- WORK INSTRUCTIONS
Skip the pictures and quote all of the lines exactly.

- SUPPLIED MATERIAL
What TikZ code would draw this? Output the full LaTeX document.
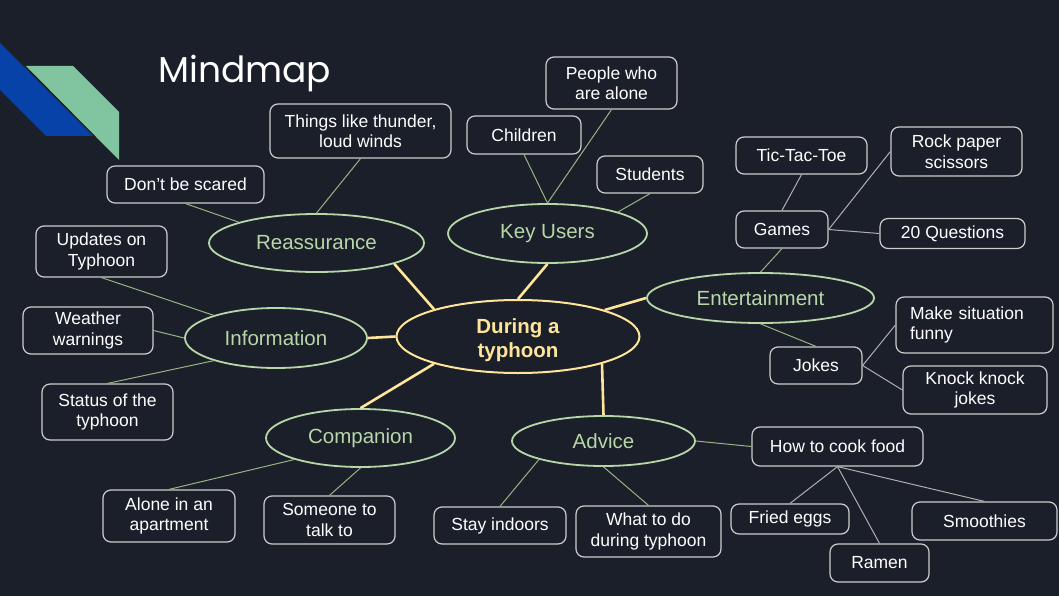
\documentclass[tikz,border=0pt]{standalone}
\usepackage{fontspec}
\setmainfont{Liberation Sans}
\newfontfamily\titlefont{Poppins}
\usetikzlibrary{shapes.geometric}

\begin{document}
\begin{tikzpicture}[x=1pt,y=-1pt,
  every node/.style={font=\fontsize{17.5}{20.5}\selectfont, text=white},
  leafbox/.style 2 args={draw=boxline, line width=1.2pt, rounded corners=8pt, align=center, inner sep=2pt, minimum width=#1, minimum height=#2},
  topic/.style 2 args={ellipse, draw=topicgreen, line width=1.8pt, text=topicgreen, font=\fontsize{20.5}{24}\selectfont, inner sep=0pt, minimum width=#1, minimum height=#2},
  hub/.style={ellipse, draw=hubyellow, line width=2pt, text=hubyellow, font=\bfseries\fontsize{20.5}{24}\selectfont, align=center, inner sep=0pt, minimum width=243, minimum height=73},
  spoke/.style={hubyellow, line width=2.6pt},
  twig/.style={twiggreen, line width=1pt},
  tie/.style={tiegray, line width=1pt}]

\definecolor{bgnavy}{RGB}{27,31,42}
\definecolor{stripeblue}{RGB}{6,66,168}
\definecolor{stripegreen}{RGB}{128,196,160}
\definecolor{hubyellow}{RGB}{255,229,153}
\definecolor{topicgreen}{RGB}{182,215,168}
\definecolor{twiggreen}{RGB}{150,180,130}
\definecolor{tiegray}{RGB}{175,175,175}
\definecolor{boxline}{RGB}{205,205,205}

% ===================== BACKGROUND =====================
\fill[bgnavy] (0,0) rectangle (1059,596);
\fill[stripeblue] (0,43) -- (93,136) -- (46,136) -- (0,90) -- cycle;
\fill[stripegreen] (26,66) -- (73,66) -- (119,112) -- (119,160) -- cycle;
\node[font=\titlefont\fontsize{36}{40}\selectfont, anchor=base west, inner sep=0pt] (title) at (158,83) {Mindmap};

% ===================== HUB + TOPICS =====================
% strut pushes the two lines down a little
\node[hub] (typhoon) at (518,336.5) {\rule{0pt}{22pt}During a\\typhoon};

\node[topic={215}{58}] (reass) at (316.5,243) {Reassurance};
\node[topic={199}{59}] (users) at (547.5,233.5) {Key Users};
\node[topic={227}{50}] (fun) at (760.5,298) {Entertainment};
\node[topic={182}{60}] (info) at (276,338) {Information};
\node[topic={189}{58}] (friend) at (360.5,438) {Companion};
\node[topic={183}{50}] (advice) at (603.5,441) {Advice};

% ===================== LEAVES =====================
% reassurance
\node[leafbox={181}{54}] (thunder) at (360.5,131) {Things like thunder,\\loud winds};
\node[leafbox={157}{37}] (scared) at (185.5,184.5) {Don’t be scared};
% key users
\node[leafbox={114}{38}] (children) at (524,135) {Children};
\node[leafbox={131}{52}] (alone) at (611.5,83) {People who\\are alone};
\node[leafbox={106}{37}] (students) at (650,174.5) {Students};
% entertainment
\node[leafbox={131}{37}] (tictac) at (801.5,155.5) {Tic-Tac-Toe};
\node[leafbox={131}{49}] (rps) at (956.5,151.5) {Rock paper\\scissors};
\node[leafbox={92}{37}] (games) at (782,229.5) {Games};
\node[leafbox={145}{30}] (twenty) at (952.5,233.5) {20 Questions};
\node[leafbox={92}{37}] (jokes) at (816,365.5) {Jokes};
\node[leafbox={157}{56}, align=left, text width=129pt, inner xsep=14pt] (funny) at (974.5,325) {Make situation\\funny};
\node[leafbox={144}{48}] (knock) at (975,390) {Knock knock\\jokes};
% information
\node[leafbox={131}{51}] (updates) at (101.5,251.5) {Updates on\\Typhoon};
\node[leafbox={130}{47}] (weather) at (88,330.5) {Weather\\warnings};
\node[leafbox={131}{56}] (status) at (107.5,412) {Status of the\\typhoon};
% companion
\node[leafbox={132}{52}] (apart) at (169,516) {Alone in an\\apartment};
\node[leafbox={131}{48}] (talk) at (329.5,520) {Someone to\\talk to};
% advice
\node[leafbox={132}{37}] (indoors) at (500,525.5) {Stay indoors};
\node[leafbox={145}{51}] (whattodo) at (648.5,531.5) {What to do\\during typhoon};
\node[leafbox={171}{39}] (cook) at (837.5,446.5) {How to cook food};
\node[leafbox={118}{30}] (eggs) at (790,519) {Fried eggs};
\node[leafbox={145}{38}] (smoothies) at (984.5,521) {Smoothies};
\node[leafbox={99}{38}] (ramen) at (879.5,563) {Ramen};

% ===================== CONNECTORS =====================
\draw[spoke] (typhoon.162) -- (reass.-15);
\draw[spoke] (typhoon.north) -- (users.south);
\draw[spoke] (typhoon.17) -- (fun.west);
\draw[spoke] (typhoon.west) -- (info.east);
\draw[spoke] (typhoon.198) -- (friend.north);
\draw[spoke] (typhoon.-18) -- (advice.north);

\draw[twig] (reass.north) -- (thunder.south);
\draw[twig] (reass.165) -- (scared.south);
\draw[twig] (users.north) -- (children.south);
\draw[twig] (users.north) -- (alone.south);
\draw[twig] (users.17) -- (students.south);
\draw[twig] (fun.north) -- (games.south);
\draw[twig] (fun.south) -- (jokes.north);
\draw[twig] (info.160) -- (updates.south);
\draw[twig] (info.west) -- (weather.east);
\draw[twig] (info.200) -- (status.north);
\draw[twig] (friend.198) -- (apart.north);
\draw[twig] (friend.south) -- (talk.north);
\draw[twig] (advice.196) -- (indoors.north);
\draw[twig] (advice.south) -- (whattodo.north);
\draw[twig] (advice.east) -- (cook.west);

% box to box
\draw[tie] (games.north) -- (tictac.south);
\draw[tie] (games.east) -- (rps.west);
\draw[tie] (games.east) -- (twenty.west);
\draw[tie] (jokes.east) -- (funny.west);
\draw[tie] (jokes.east) -- (knock.west);
\draw[tie] (cook.south) -- (eggs.north);
\draw[tie] (cook.south) -- (ramen.north);
\draw[tie] (cook.south) -- (smoothies.north);

\end{tikzpicture}
\end{document}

- TASK OUTPUT
What TikZ code would draw this? Output the full LaTeX document.
\documentclass[tikz,border=0pt]{standalone}
\usepackage{fontspec}
\setmainfont{Liberation Sans}
\newfontfamily\titlefont{Poppins}
\usetikzlibrary{shapes.geometric}

\begin{document}
\begin{tikzpicture}[x=1pt,y=-1pt,
  every node/.style={font=\fontsize{17.5}{20.5}\selectfont, text=white},
  leafbox/.style 2 args={draw=boxline, line width=1.2pt, rounded corners=8pt, align=center, inner sep=2pt, minimum width=#1, minimum height=#2},
  topic/.style 2 args={ellipse, draw=topicgreen, line width=1.8pt, text=topicgreen, font=\fontsize{20.5}{24}\selectfont, inner sep=0pt, minimum width=#1, minimum height=#2},
  hub/.style={ellipse, draw=hubyellow, line width=2pt, text=hubyellow, font=\bfseries\fontsize{20.5}{24}\selectfont, align=center, inner sep=0pt, minimum width=243, minimum height=73},
  spoke/.style={hubyellow, line width=2.6pt},
  twig/.style={twiggreen, line width=1pt},
  tie/.style={tiegray, line width=1pt}]

\definecolor{bgnavy}{RGB}{27,31,42}
\definecolor{stripeblue}{RGB}{6,66,168}
\definecolor{stripegreen}{RGB}{128,196,160}
\definecolor{hubyellow}{RGB}{255,229,153}
\definecolor{topicgreen}{RGB}{182,215,168}
\definecolor{twiggreen}{RGB}{150,180,130}
\definecolor{tiegray}{RGB}{175,175,175}
\definecolor{boxline}{RGB}{205,205,205}

% ===================== BACKGROUND =====================
\fill[bgnavy] (0,0) rectangle (1059,596);
\fill[stripeblue] (0,43) -- (93,136) -- (46,136) -- (0,90) -- cycle;
\fill[stripegreen] (26,66) -- (73,66) -- (119,112) -- (119,160) -- cycle;
\node[font=\titlefont\fontsize{36}{40}\selectfont, anchor=base west, inner sep=0pt] (title) at (158,83) {Mindmap};

% ===================== HUB + TOPICS =====================
% strut pushes the two lines down a little
\node[hub] (typhoon) at (518,336.5) {\rule{0pt}{22pt}During a\\typhoon};

\node[topic={215}{58}] (reass) at (316.5,243) {Reassurance};
\node[topic={199}{59}] (users) at (547.5,233.5) {Key Users};
\node[topic={227}{50}] (fun) at (760.5,298) {Entertainment};
\node[topic={182}{60}] (info) at (276,338) {Information};
\node[topic={189}{58}] (friend) at (360.5,438) {Companion};
\node[topic={183}{50}] (advice) at (603.5,441) {Advice};

% ===================== LEAVES =====================
% reassurance
\node[leafbox={181}{54}] (thunder) at (360.5,131) {Things like thunder,\\loud winds};
\node[leafbox={157}{37}] (scared) at (185.5,184.5) {Don’t be scared};
% key users
\node[leafbox={114}{38}] (children) at (524,135) {Children};
\node[leafbox={131}{52}] (alone) at (611.5,83) {People who\\are alone};
\node[leafbox={106}{37}] (students) at (650,174.5) {Students};
% entertainment
\node[leafbox={131}{37}] (tictac) at (801.5,155.5) {Tic-Tac-Toe};
\node[leafbox={131}{49}] (rps) at (956.5,151.5) {Rock paper\\scissors};
\node[leafbox={92}{37}] (games) at (782,229.5) {Games};
\node[leafbox={145}{30}] (twenty) at (952.5,233.5) {20 Questions};
\node[leafbox={92}{37}] (jokes) at (816,365.5) {Jokes};
\node[leafbox={157}{56}, align=left, text width=129pt, inner xsep=14pt] (funny) at (974.5,325) {Make situation\\funny};
\node[leafbox={144}{48}] (knock) at (975,390) {Knock knock\\jokes};
% information
\node[leafbox={131}{51}] (updates) at (101.5,251.5) {Updates on\\Typhoon};
\node[leafbox={130}{47}] (weather) at (88,330.5) {Weather\\warnings};
\node[leafbox={131}{56}] (status) at (107.5,412) {Status of the\\typhoon};
% companion
\node[leafbox={132}{52}] (apart) at (169,516) {Alone in an\\apartment};
\node[leafbox={131}{48}] (talk) at (329.5,520) {Someone to\\talk to};
% advice
\node[leafbox={132}{37}] (indoors) at (500,525.5) {Stay indoors};
\node[leafbox={145}{51}] (whattodo) at (648.5,531.5) {What to do\\during typhoon};
\node[leafbox={171}{39}] (cook) at (837.5,446.5) {How to cook food};
\node[leafbox={118}{30}] (eggs) at (790,519) {Fried eggs};
\node[leafbox={145}{38}] (smoothies) at (984.5,521) {Smoothies};
\node[leafbox={99}{38}] (ramen) at (879.5,563) {Ramen};

% ===================== CONNECTORS =====================
\draw[spoke] (typhoon.162) -- (reass.-15);
\draw[spoke] (typhoon.north) -- (users.south);
\draw[spoke] (typhoon.17) -- (fun.west);
\draw[spoke] (typhoon.west) -- (info.east);
\draw[spoke] (typhoon.198) -- (friend.north);
\draw[spoke] (typhoon.-18) -- (advice.north);

\draw[twig] (reass.north) -- (thunder.south);
\draw[twig] (reass.165) -- (scared.south);
\draw[twig] (users.north) -- (children.south);
\draw[twig] (users.north) -- (alone.south);
\draw[twig] (users.17) -- (students.south);
\draw[twig] (fun.north) -- (games.south);
\draw[twig] (fun.south) -- (jokes.north);
\draw[twig] (info.160) -- (updates.south);
\draw[twig] (info.west) -- (weather.east);
\draw[twig] (info.200) -- (status.north);
\draw[twig] (friend.198) -- (apart.north);
\draw[twig] (friend.south) -- (talk.north);
\draw[twig] (advice.196) -- (indoors.north);
\draw[twig] (advice.south) -- (whattodo.north);
\draw[twig] (advice.east) -- (cook.west);

% box to box
\draw[tie] (games.north) -- (tictac.south);
\draw[tie] (games.east) -- (rps.west);
\draw[tie] (games.east) -- (twenty.west);
\draw[tie] (jokes.east) -- (funny.west);
\draw[tie] (jokes.east) -- (knock.west);
\draw[tie] (cook.south) -- (eggs.north);
\draw[tie] (cook.south) -- (ramen.north);
\draw[tie] (cook.south) -- (smoothies.north);

\end{tikzpicture}
\end{document}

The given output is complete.